=== Task requirements ===
Locate each line with the string "this" in the listing below and copy it.

■ ■ ■ ■

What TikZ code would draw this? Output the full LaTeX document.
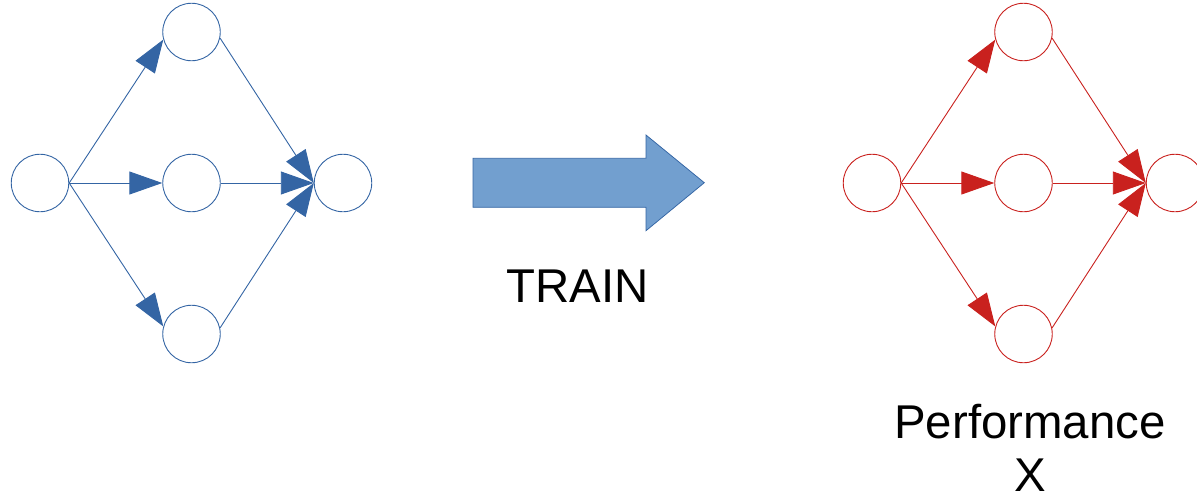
\documentclass[tikz,border=0pt]{standalone}
\usepackage{fontspec}
\setmainfont{Liberation Sans}
\usetikzlibrary{arrows.meta}
\definecolor{netblue}{HTML}{3465A4}
\definecolor{netred}{HTML}{C9211E}
\definecolor{arrowfill}{HTML}{729FCF}
\begin{document}
\begin{tikzpicture}[x=1pt,y=-1pt,
  neuron/.style={circle,draw,line width=0.9pt,minimum size=57.5pt,inner sep=0pt},
  conn/.style={line width=0.9pt,-{Triangle[length=33pt,width=23pt]}},
  bigtext/.style={font=\fontsize{47.4}{53.4}\selectfont,inner sep=0pt}]
\useasboundingbox (0,0) rectangle (1197,499);
\clip (0,0) rectangle (1197,499);
\foreach \dx/\col/\p in {0/netblue/L, 832/netred/R}{
  \begin{scope}[xshift=\dx pt, color=\col]
    \node[neuron] (\p in) at (40,183) {};
    \node[neuron] (\p h1) at (191.5,32) {};
    \node[neuron] (\p h2) at (191.5,183) {};
    \node[neuron] (\p h3) at (191.5,334) {};
    \node[neuron] (\p out) at (343,183) {};
    \draw[conn] (\p in.east) -- (\p h1.195);
    \draw[conn] (\p in.east) -- (\p h2.west);
    \draw[conn] (\p in.east) -- (\p h3.165);
    \draw[conn] (\p h1.-12) -- (\p out.west);
    \draw[conn] (\p h2.east) -- (\p out.west);
    \draw[conn] (\p h3.12) -- (\p out.west);
  \end{scope}
}
\draw[netblue, line width=0.75pt, fill=arrowfill] (473,158.3) -- (646,158.3) -- (646,135) -- (704.3,182.7) -- (646,230.7) -- (646,207.3) -- (473,207.3) -- cycle;
\node[bigtext, anchor=base] (train) at (577.4,302.7) {TRAIN};
\node[bigtext, anchor=base, align=center] (perf) at (1030,491.7) {Performance\\X};
\end{tikzpicture}
\end{document}
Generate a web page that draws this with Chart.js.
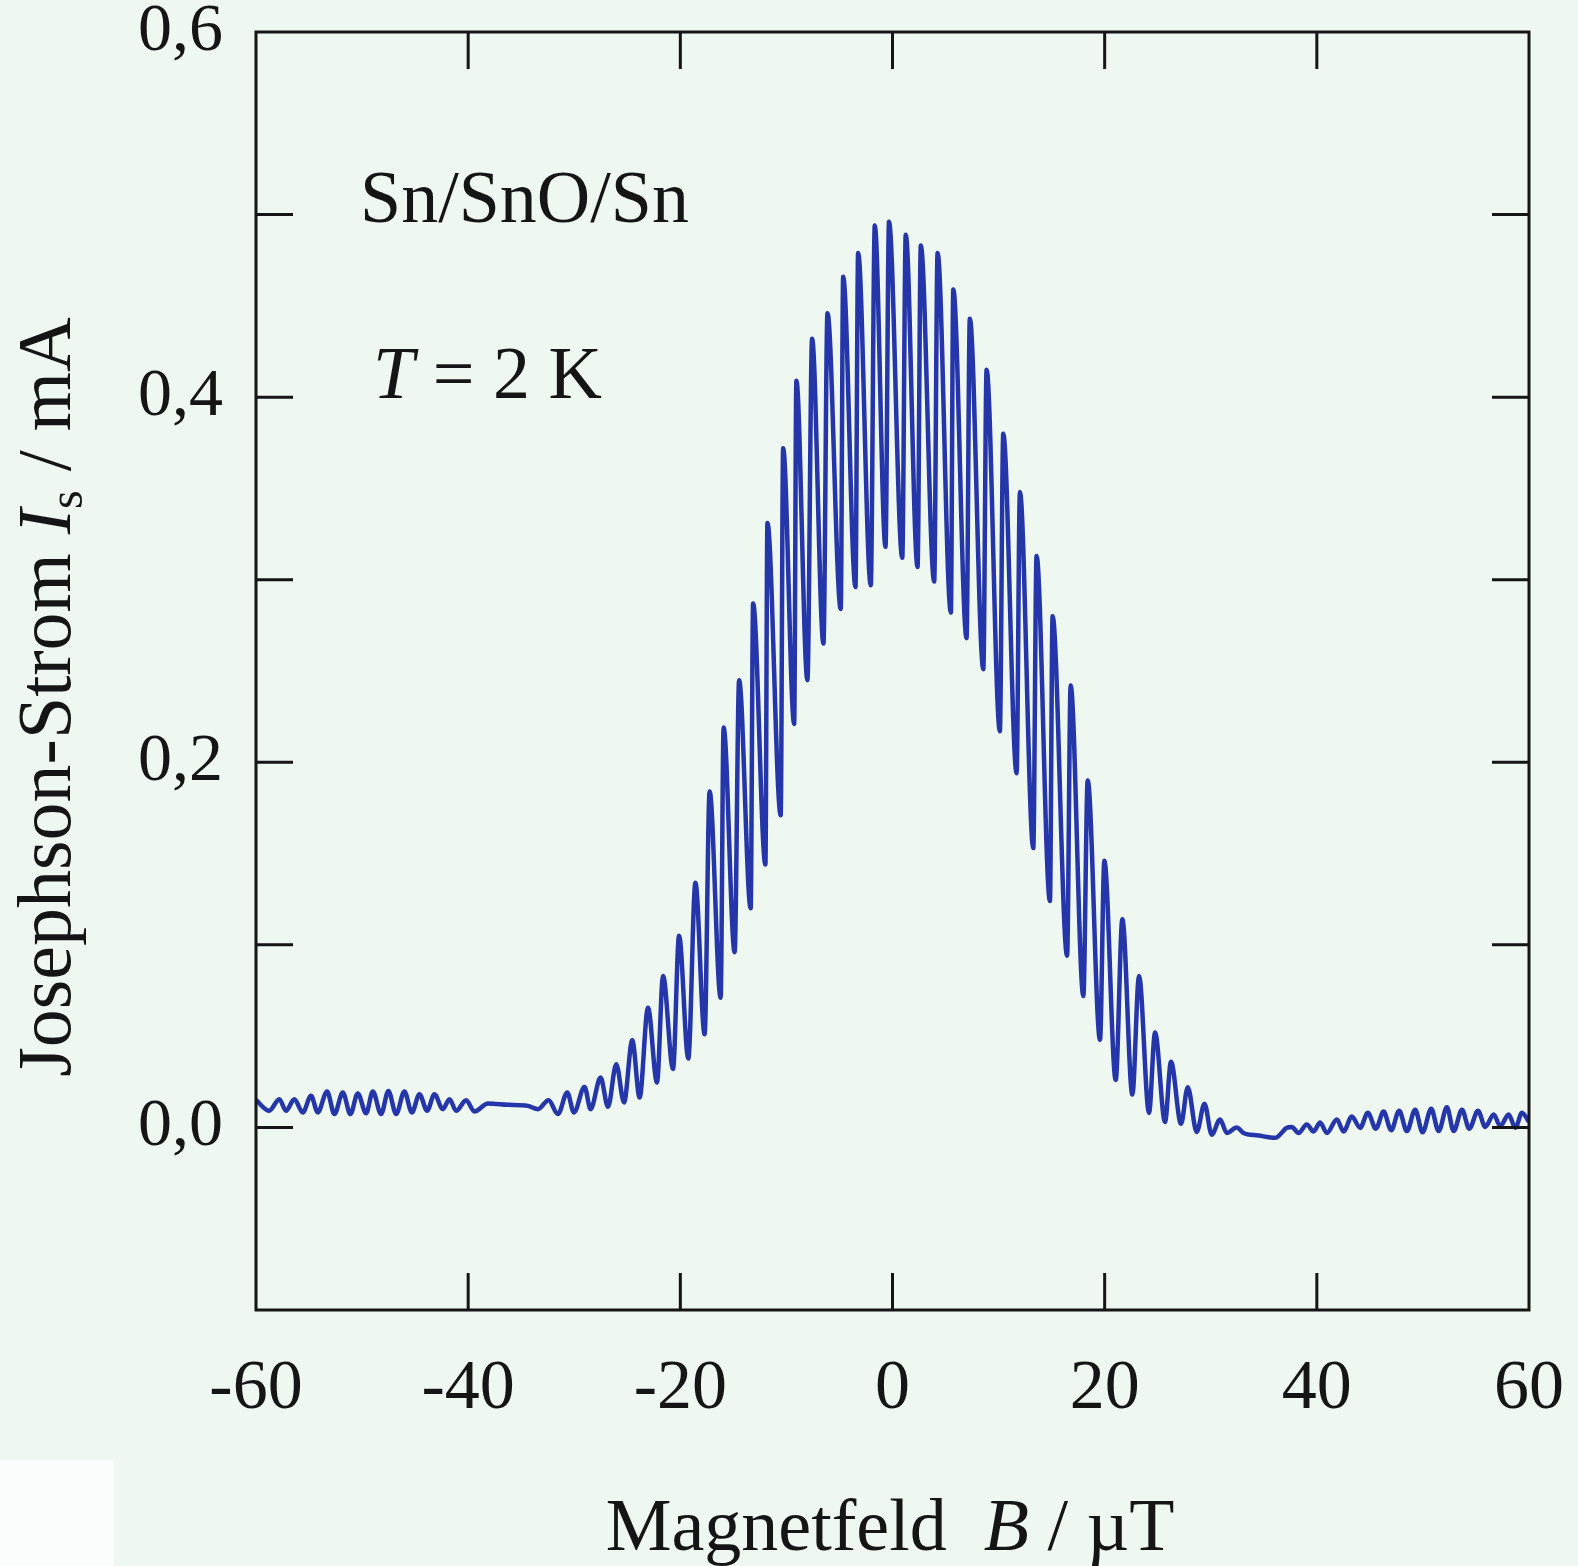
<!DOCTYPE html>
<html>
<head>
<meta charset="utf-8">
<title>Josephson-Strom – Sn/SnO/Sn</title>
<script src="https://cdn.jsdelivr.net/npm/chart.js@4.4.1/dist/chart.umd.min.js"></script>
<style>
  html, body { margin:0; padding:0; background:#eff7f1; }
  #wrap { position:relative; width:1578px; height:1566px; }
  #patch { position:absolute; left:0; top:1460px; width:114px; height:106px; background:#fbfdfc; }
  canvas { position:absolute; left:0; top:0; }
</style>
</head>
<body>
<div id="wrap">
  <div id="patch"></div>
  <canvas id="chart" width="1578" height="1566"></canvas>
</div>
<script>
// Magnetfeld B / µT
const fieldB = [
  -60.00, -58.75, -57.80, -57.17, -56.39, -55.59, -54.81, -54.18, -53.30, -52.61,
  -51.82, -51.10, -50.41, -49.62, -48.99, -48.21, -47.52, -46.79, -46.01, -45.31,
  -44.59, -43.87, -43.18, -42.39, -41.76, -41.13, -40.19, -39.41, -38.14, -36.25,
  -34.37, -33.42, -32.42, -31.54, -30.66, -30.03, -29.03, -28.46, -27.52, -26.82,
  -26.04, -25.31, -24.53, -23.84, -23.05, -22.20, -21.63, -20.69, -20.12, -19.25,
  -18.58, -17.71, -17.24, -16.20, -15.92, -14.88, -14.46, -13.37, -13.14, -11.98,
  -11.79, -10.54, -10.31,  -9.27,  -9.06,  -8.02,  -7.58,  -6.51,  -6.13,  -4.88,
   -4.65,  -3.49,  -3.24,  -2.05,  -1.67,  -0.66,  -0.33,   0.92,   1.25,   2.36,
    2.67,   3.93,   4.25,   5.50,   5.73,   6.98,   7.29,   8.56,   8.87,  10.12,
   10.44,  11.70,  12.01,  13.27,  13.58,  14.84,  15.09,  16.46,  16.79,  17.99,
   18.40,  19.56,  19.97,  21.04,  21.67,  22.61,  23.24,  24.18,  24.75,  25.69,
   26.25,  27.20,  27.83,  28.68,  29.41,  30.09,  30.88,  31.51,  32.45,  33.08,
   34.50,  36.07,  37.17,  37.64,  38.27,  39.06,  39.69,  40.31,  40.94,  41.89,
   42.52,  43.30,  44.08,  44.81,  45.57,  46.29,  47.01,  47.76,  48.49,  49.27,
   49.97,  50.78,  51.48,  52.26,  52.90,  53.68,  54.37,  55.19,  55.88,  56.67,
   57.29,  58.08,  58.71,  59.34,  60.00
];
// Josephson-Strom Is / mA
const currentIs = [
  0.0150, 0.0091, 0.0155, 0.0091, 0.0155, 0.0082, 0.0173, 0.0082, 0.0197, 0.0073,
  0.0191, 0.0073, 0.0186, 0.0077, 0.0197, 0.0073, 0.0200, 0.0073, 0.0197, 0.0082,
  0.0182, 0.0091, 0.0182, 0.0100, 0.0155, 0.0091, 0.0149, 0.0087, 0.0131, 0.0124,
  0.0118, 0.0100, 0.0149, 0.0073, 0.0191, 0.0082, 0.0222, 0.0100, 0.0273, 0.0113,
  0.0346, 0.0137, 0.0477, 0.0164, 0.0656, 0.0246, 0.0830, 0.0320, 0.1050, 0.0377,
  0.1340, 0.0510, 0.1840, 0.0710, 0.2190, 0.0960, 0.2450, 0.1200, 0.2870, 0.1440,
  0.3310, 0.1710, 0.3720, 0.2210, 0.4090, 0.2450, 0.4320, 0.2650, 0.4460, 0.2840,
  0.4660, 0.2960, 0.4790, 0.2970, 0.4940, 0.3180, 0.4960, 0.3120, 0.4890, 0.3070,
  0.4830, 0.2990, 0.4790, 0.2820, 0.4590, 0.2680, 0.4430, 0.2510, 0.4150, 0.2170,
  0.3800, 0.1940, 0.3480, 0.1530, 0.3130, 0.1240, 0.2800, 0.0940, 0.2420, 0.0720,
  0.1900, 0.0480, 0.1460, 0.0260, 0.1140, 0.0180, 0.0830, 0.0080, 0.0520, 0.0030,
  0.0360, 0.0020, 0.0220, -0.0025, 0.0130, -0.0040, 0.0044, -0.0030, 0.0000, -0.0030,
  -0.0044, -0.0057, -0.0002, 0.0003, -0.0030, 0.0016, -0.0022, 0.0027, -0.0030, 0.0044,
  -0.0022, 0.0060, -0.0002, 0.0080, -0.0007, 0.0087, -0.0015, 0.0091, -0.0020, 0.0097,
  -0.0027, 0.0102, -0.0020, 0.0110, -0.0020, 0.0097, -0.0007, 0.0091, 0.0003, 0.0071,
  0.0007, 0.0071, -0.0002, 0.0080, 0.0030
];

/* ── Achsen ── */
const X_TICKS = [-40, -20, 0, 20, 40];
const Y_TICKS = [0.0, 0.1, 0.2, 0.3, 0.4, 0.5];
const Y_LABELED = [0.0, 0.2, 0.4, 0.6];

/* ── Stil ── */
const INK  = '#151515';
const LINE = '#2436aa';
const SERIF = "'Liberation Serif', 'DejaVu Serif', serif";
const TL = 37;   // Ticklänge (nach innen)

function setFont(ctx, size, italic){
  ctx.font = (italic ? 'italic ' : '') + size + 'px ' + SERIF;
}

// Text aus Teilstücken: [text, size, italic, dy]
function drawRuns(ctx, parts, x, y, align){
  let w = 0;
  parts.forEach(p => { setFont(ctx, p[1], p[2]); w += ctx.measureText(p[0]).width; });
  let cx = align === 'center' ? x - w / 2 : x;
  parts.forEach(p => {
    setFont(ctx, p[1], p[2]);
    ctx.fillText(p[0], cx, y + (p[3] || 0));
    cx += ctx.measureText(p[0]).width;
  });
}

/* ── Rahmen, Ticks, Beschriftung ── */
const framePlugin = {
  id: 'frame',
  afterDraw(chart){
    const { ctx, chartArea: a, scales: { x, y } } = chart;
    ctx.save();
    ctx.strokeStyle = INK;
    ctx.lineWidth = 3;
    ctx.strokeRect(a.left, a.top, a.right - a.left, a.bottom - a.top);

    ctx.beginPath();
    X_TICKS.forEach(v => {
      const px = x.getPixelForValue(v);
      ctx.moveTo(px, a.top);    ctx.lineTo(px, a.top + TL);
      ctx.moveTo(px, a.bottom); ctx.lineTo(px, a.bottom - TL);
    });
    Y_TICKS.forEach(v => {
      const py = y.getPixelForValue(v);
      ctx.moveTo(a.left, py);  ctx.lineTo(a.left + TL, py);
      ctx.moveTo(a.right, py); ctx.lineTo(a.right - TL, py);
    });
    ctx.stroke();

    ctx.fillStyle = INK;
    ctx.textBaseline = 'alphabetic';
    ctx.textAlign = 'left';

    // Probe / Temperatur
    drawRuns(ctx, [['Sn/SnO/Sn', 74, false]], 360, 222, 'left');
    drawRuns(ctx, [['T', 74, true], [' = 2 K', 74, false]], 373, 398, 'left');

    // x-Titel
    drawRuns(ctx, [['Magnetfeld  ', 74, false], ['B', 74, true], [' / µT', 74, false]], 890, 1550, 'center');

    // y-Titel
    ctx.translate(70, 697);
    ctx.rotate(-Math.PI / 2);
    drawRuns(ctx, [['Josephson-Strom ', 76, false], ['I', 76, true], ['s', 48, false, 12], [' / mA', 76, false]], 0, 0, 'center');
    ctx.restore();
  }
};

/* ── Diagramm ── */
new Chart(document.getElementById('chart'), {
  type: 'line',
  data: {
    datasets: [{
      data: fieldB.map((b, i) => ({ x: b, y: currentIs[i] })),
      borderColor: LINE,
      borderWidth: 4.5,
      pointRadius: 0,
      fill: false,
      cubicInterpolationMode: 'monotone'
    }]
  },
  options: {
    responsive: false,
    animation: false,
    events: [],
    layout: { padding: { left: 0, right: 49, top: 32, bottom: 0 } },
    plugins: { legend: { display: false }, tooltip: { enabled: false } },
    scales: {
      x: {
        type: 'linear', min: -60, max: 60,
        grid: { display: false, drawTicks: false },
        border: { display: false },
        ticks: {
          stepSize: 20, padding: 38, color: INK,
          font: { family: SERIF, size: 70 },
          maxRotation: 0,
          callback: v => String(v)
        },
        afterFit(s){ s.height = 256; s.paddingLeft = 0; s.paddingRight = 0; }
      },
      y: {
        type: 'linear', min: -0.1, max: 0.6,
        grid: { display: false, drawTicks: false },
        border: { display: false },
        ticks: {
          stepSize: 0.1, padding: 33, color: INK,
          font: { family: SERIF, size: 68 },
          callback: v => {
            const r = Math.round(v * 10) / 10;
            return Y_LABELED.includes(r) ? r.toFixed(1).replace('.', ',') : '';
          }
        },
        afterFit(s){ s.width = 256; s.paddingTop = 0; s.paddingBottom = 0; }
      }
    }
  },
  plugins: [framePlugin]
});
</script>
</body>
</html>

■ ■ ■ ■

=== Response to the exercise ===
What TikZ code would draw this? Output the full LaTeX document.
Generate a web page that draws this with Chart.js.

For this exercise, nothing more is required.